Botulinum toxin, often known as botulinum neurotoxin (BoNT) or Botox (the commercial version of BoNT), is becoming increasingly popular as time passes. Botulinum toxin has gained popularity for its significance and usage for medical and cosmetic purposes. However, a new study on the “facial feedback hypothesis using Botox injections” discovered more evidence for Botox usage than just being seen as a beauty enhancer.
A study conducted into the “Facial Feedback Hypothesis” by a small team of researchers from the University of California, Irvine, has revealed that receiving Botox injections in the forehead can change how the brain processes information.
How does this work?
The Facial Feedback Hypothesis proposes that, when we see happy or angry faces on one’s faces, we contract or flex the relevant muscles replicating the expression seen in order to stimulate the expression.

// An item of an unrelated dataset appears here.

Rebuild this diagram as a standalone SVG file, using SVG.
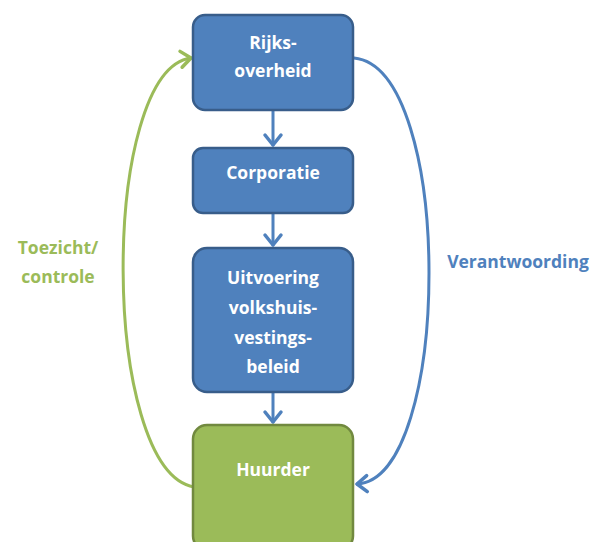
<svg xmlns="http://www.w3.org/2000/svg" width="604" height="542" viewBox="0 0 604 542">
<style>
.blue{fill:#4F81BD;stroke:#385D8A;stroke-width:2.5}
.green{fill:#9BBB59;stroke:#71893F;stroke-width:2.5}
.t{font-family:"Open Sans","Liberation Sans",sans-serif;font-weight:bold;font-size:17.5px;fill:#FFFFFF;text-anchor:middle}
.lbl{font-family:"Open Sans","Liberation Sans",sans-serif;font-weight:bold;font-size:17.5px;text-anchor:middle}
.c{fill:none;stroke-width:3;stroke-linecap:round}
</style>
<defs>
<marker id="ab" markerUnits="userSpaceOnUse" markerWidth="24" markerHeight="24" refX="12" refY="12" orient="auto" overflow="visible">
<path d="M2,4 L12,12 L2,20" fill="none" stroke="#4F81BD" stroke-width="3.5" stroke-linecap="round" stroke-linejoin="round"/>
</marker>
<marker id="ag" markerUnits="userSpaceOnUse" markerWidth="24" markerHeight="24" refX="12" refY="12" orient="auto" overflow="visible">
<path d="M2,4 L12,12 L2,20" fill="none" stroke="#9BBB59" stroke-width="3.5" stroke-linecap="round" stroke-linejoin="round"/>
</marker>
</defs>
<rect width="604" height="542" fill="#FFFFFF"/>
<g id="connectors">
<path class="c" stroke="#4F81BD" d="M273,111 L273,145" marker-end="url(#ab)"/>
<path class="c" stroke="#4F81BD" d="M273,214 L273,245" marker-end="url(#ab)"/>
<path class="c" stroke="#4F81BD" d="M273,393 L273,422" marker-end="url(#ab)"/>
<path class="c" stroke="#9BBB59" d="M194,487 C100,470 100,70 191,58" marker-end="url(#ag)"/>
<path class="c" stroke="#4F81BD" d="M354,58 C455,68 452,480 357,484" marker-end="url(#ab)"/>
</g>
<g id="rijksoverheid">
<rect class="blue" x="193" y="15" width="160" height="95" rx="12"/>
<text class="t" x="273" y="49">Rijks-</text>
<text class="t" x="273" y="77">overheid</text>
</g>
<g id="corporatie">
<rect class="blue" x="193" y="148" width="160" height="65" rx="10"/>
<text class="t" x="273" y="179">Corporatie</text>
</g>
<g id="uitvoering">
<rect class="blue" x="193" y="248" width="160" height="144" rx="14"/>
<text class="t" x="273" y="284">Uitvoering</text>
<text class="t" x="273" y="314">volkshuis-</text>
<text class="t" x="273" y="344">vestings-</text>
<text class="t" x="273" y="373">beleid</text>
</g>
<g id="huurder">
<rect class="green" x="193" y="425" width="160" height="125" rx="14"/>
<text class="t" x="273" y="476">Huurder</text>
</g>
<g id="labels">
<text class="lbl" fill="#9BBB59" x="58" y="254">Toezicht/</text>
<text class="lbl" fill="#9BBB59" x="58" y="283">controle</text>
<text class="lbl" fill="#4F81BD" x="518" y="268">Verantwoording</text>
</g>
</svg>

The idea of “facial feedback” was originally suggested by Charles Darwin, who suggested that physiological changes caused by emotion were not just a consequence of that emotion but had a direct impact on the psychological experience of that emotion.
This is an involuntary action that causes our facial muscles to mimic the expression on one’s faces in order to send signals to our brains. This is not merely done to interpret others’ emotions and expressions but rather to experience the feelings ourselves.
The study was conducted by a small group of researchers from the University of California, Irvine, or UCI. The participants consisted of ten healthy, right-handed females, ranging in age from 33 to 40 years old. The participants had no prior history of using botulinum toxin.
The goal of the study was to understand the effects of BoNTA on the natural workings of the brain at the time of processing emotional faces. The first MRI examination took place 4–14 days before the onabotA injection, and the second was taken 13–23 days after the injection.
The onabotA injections were administered to participants in the glabellar region; the glabella is a skeletal region located between the eyebrow and the nose.
In the post-injection visit, all participants noticed physical changes in sensation and difficulty pulling their eyebrows together, which indicates the influence of the onabotA injections.
Pictures of angry and happy facial expressions were shown to participants, using specified time periods between and for each picture. To guarantee that participants were judging the emotional expression of the face, participants used a button box during each trial to indicate whether they believed each of the faces was pleasant or unpleasant.
The results of the research found that there was evidence of changes when seeing happy and angry faces after the administration of Botox injections. The amygdala, which is the centre of our brain responsible for emotional processing, showed signs of change when exposed to happy and angry faces.
The constraint caused by the movement of facial muscles through Botox injections hampers the way in which the brain processes emotional faces. The paralysis caused by the Botox injection in the muscle movements alters the communication between the face, the amygdala, and the fusiform gyrus (the fusiform gyrus is the area in the inferior temporal cortex that is important for object and face identification, as well as facial emotion recognition).
If Botox may change the path of emotional messages, the natural question is whether it can be utilised for psychological treatment.The answer is yes; the inability to portray emotions such as frowning will hinder the emotional signal sent to the brain for processing, which can be a course of treatment for depression. In the FDA Adverse Event Reporting System (FAERS) database of the United States.
It was stated that people treated with BoNTs had a substantially lower rate of depression compared to a control group of patients who received any medication for depression and compared to those who received other treatments for a variety of conditions such as cosmetic, chronic migraine, and spasticity. Although this appears to be a possibly safe and effective method for depression control, further study is needed before recognising it as the most viable option for the treatment of depression.